- [TASK BRIEF] Reproduce only the lines from the one containing "Recreate this image" through the one containing "30.2, 30.7, 31.3, 31.9, 32.5, 33.1, 33.7, 34.4];", exactly as written and with both ends included.

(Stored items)
****************

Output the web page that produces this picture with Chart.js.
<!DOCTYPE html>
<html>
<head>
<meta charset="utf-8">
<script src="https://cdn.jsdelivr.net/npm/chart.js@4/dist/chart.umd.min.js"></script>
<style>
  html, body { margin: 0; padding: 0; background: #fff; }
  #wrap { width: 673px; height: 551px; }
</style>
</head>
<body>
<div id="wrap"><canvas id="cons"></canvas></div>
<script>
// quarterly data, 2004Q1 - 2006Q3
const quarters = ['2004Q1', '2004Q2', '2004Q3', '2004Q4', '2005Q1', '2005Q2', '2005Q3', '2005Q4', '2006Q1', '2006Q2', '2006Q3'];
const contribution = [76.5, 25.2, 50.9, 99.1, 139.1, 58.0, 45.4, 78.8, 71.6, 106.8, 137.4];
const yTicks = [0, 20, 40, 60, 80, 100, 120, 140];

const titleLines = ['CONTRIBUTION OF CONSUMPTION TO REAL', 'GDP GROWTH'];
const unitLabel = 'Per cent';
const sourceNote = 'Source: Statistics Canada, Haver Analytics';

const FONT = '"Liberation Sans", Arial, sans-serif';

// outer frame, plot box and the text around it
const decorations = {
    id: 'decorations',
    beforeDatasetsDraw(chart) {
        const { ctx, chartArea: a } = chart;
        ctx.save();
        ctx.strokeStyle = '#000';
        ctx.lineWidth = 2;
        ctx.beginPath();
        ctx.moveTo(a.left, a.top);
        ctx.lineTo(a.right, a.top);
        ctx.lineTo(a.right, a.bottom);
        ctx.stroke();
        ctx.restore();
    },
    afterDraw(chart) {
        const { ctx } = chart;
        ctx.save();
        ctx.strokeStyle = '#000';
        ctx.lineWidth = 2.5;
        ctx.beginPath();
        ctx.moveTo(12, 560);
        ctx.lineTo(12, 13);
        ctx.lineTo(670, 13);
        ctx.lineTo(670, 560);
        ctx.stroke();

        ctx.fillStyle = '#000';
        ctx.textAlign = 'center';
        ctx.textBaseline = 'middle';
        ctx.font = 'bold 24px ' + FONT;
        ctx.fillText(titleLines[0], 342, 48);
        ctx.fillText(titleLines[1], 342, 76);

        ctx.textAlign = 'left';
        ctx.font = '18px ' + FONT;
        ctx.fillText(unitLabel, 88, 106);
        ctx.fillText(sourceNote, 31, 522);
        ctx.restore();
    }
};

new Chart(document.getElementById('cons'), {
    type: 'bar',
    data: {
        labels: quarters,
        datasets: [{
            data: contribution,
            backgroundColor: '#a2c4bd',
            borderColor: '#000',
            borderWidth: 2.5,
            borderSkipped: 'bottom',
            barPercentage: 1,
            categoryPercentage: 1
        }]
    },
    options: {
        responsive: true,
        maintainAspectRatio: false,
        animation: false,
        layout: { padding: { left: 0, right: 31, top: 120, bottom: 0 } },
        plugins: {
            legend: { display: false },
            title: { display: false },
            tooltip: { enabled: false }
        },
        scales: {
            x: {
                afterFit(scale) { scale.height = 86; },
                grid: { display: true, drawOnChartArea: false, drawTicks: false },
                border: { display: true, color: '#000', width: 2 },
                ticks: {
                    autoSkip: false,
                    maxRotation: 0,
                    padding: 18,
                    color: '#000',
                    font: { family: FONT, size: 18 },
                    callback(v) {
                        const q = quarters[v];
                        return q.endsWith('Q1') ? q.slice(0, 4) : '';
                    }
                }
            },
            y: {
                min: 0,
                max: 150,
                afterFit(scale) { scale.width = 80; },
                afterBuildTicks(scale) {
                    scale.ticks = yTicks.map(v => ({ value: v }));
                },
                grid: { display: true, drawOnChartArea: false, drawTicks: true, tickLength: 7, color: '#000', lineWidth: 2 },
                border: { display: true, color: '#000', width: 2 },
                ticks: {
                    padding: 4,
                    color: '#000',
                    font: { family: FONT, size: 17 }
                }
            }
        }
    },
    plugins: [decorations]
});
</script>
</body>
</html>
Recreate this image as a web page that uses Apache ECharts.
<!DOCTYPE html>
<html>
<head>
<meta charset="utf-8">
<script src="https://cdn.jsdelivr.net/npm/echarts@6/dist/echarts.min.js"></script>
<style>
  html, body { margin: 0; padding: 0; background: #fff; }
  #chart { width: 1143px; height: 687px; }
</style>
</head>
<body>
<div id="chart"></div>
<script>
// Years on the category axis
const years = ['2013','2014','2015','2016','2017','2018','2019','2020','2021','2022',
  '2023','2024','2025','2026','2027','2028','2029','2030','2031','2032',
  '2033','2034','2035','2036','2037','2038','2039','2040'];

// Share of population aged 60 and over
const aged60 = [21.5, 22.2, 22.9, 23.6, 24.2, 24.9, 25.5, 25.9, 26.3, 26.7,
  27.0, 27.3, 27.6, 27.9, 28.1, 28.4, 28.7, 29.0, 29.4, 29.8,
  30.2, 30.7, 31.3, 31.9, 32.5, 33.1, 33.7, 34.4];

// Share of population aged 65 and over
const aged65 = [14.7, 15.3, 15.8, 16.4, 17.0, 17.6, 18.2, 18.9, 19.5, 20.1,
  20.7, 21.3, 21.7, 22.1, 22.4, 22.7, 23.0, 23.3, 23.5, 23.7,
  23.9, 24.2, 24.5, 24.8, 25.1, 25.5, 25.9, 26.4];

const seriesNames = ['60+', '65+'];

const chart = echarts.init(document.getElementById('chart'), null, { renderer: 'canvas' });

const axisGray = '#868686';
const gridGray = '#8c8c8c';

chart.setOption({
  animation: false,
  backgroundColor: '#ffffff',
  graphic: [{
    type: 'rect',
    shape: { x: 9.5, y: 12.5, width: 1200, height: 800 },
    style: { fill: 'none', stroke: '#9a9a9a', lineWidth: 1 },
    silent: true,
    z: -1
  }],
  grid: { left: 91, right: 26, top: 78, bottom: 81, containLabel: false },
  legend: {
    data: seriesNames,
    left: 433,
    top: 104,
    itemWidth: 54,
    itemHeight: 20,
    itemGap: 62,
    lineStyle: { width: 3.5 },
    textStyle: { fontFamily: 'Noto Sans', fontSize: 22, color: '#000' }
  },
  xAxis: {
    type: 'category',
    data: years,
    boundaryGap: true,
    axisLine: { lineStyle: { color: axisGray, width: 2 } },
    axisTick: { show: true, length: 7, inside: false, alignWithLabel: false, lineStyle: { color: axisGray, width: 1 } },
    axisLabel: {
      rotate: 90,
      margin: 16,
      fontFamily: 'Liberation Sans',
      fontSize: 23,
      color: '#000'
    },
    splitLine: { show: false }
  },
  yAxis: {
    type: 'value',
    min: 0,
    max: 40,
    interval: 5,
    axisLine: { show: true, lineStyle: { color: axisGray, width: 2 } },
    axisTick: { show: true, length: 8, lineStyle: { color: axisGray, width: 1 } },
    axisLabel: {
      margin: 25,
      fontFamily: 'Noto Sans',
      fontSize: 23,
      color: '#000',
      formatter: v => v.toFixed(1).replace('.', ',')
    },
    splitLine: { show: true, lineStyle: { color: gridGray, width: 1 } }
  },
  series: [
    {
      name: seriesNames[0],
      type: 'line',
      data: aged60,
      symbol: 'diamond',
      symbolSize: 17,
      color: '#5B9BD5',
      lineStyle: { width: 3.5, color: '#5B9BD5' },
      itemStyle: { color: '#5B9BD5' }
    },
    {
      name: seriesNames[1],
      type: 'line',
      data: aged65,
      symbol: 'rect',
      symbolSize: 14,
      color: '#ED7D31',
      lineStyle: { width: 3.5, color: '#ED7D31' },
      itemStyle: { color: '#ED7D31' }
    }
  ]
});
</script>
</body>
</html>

****************

- [WRITTEN RESPONSE]
Recreate this image as a web page that uses Apache ECharts.
<!DOCTYPE html>
<html>
<head>
<meta charset="utf-8">
<script src="https://cdn.jsdelivr.net/npm/echarts@6/dist/echarts.min.js"></script>
<style>
  html, body { margin: 0; padding: 0; background: #fff; }
  #chart { width: 1143px; height: 687px; }
</style>
</head>
<body>
<div id="chart"></div>
<script>
// Years on the category axis
const years = ['2013','2014','2015','2016','2017','2018','2019','2020','2021','2022',
  '2023','2024','2025','2026','2027','2028','2029','2030','2031','2032',
  '2033','2034','2035','2036','2037','2038','2039','2040'];

// Share of population aged 60 and over
const aged60 = [21.5, 22.2, 22.9, 23.6, 24.2, 24.9, 25.5, 25.9, 26.3, 26.7,
  27.0, 27.3, 27.6, 27.9, 28.1, 28.4, 28.7, 29.0, 29.4, 29.8,
  30.2, 30.7, 31.3, 31.9, 32.5, 33.1, 33.7, 34.4];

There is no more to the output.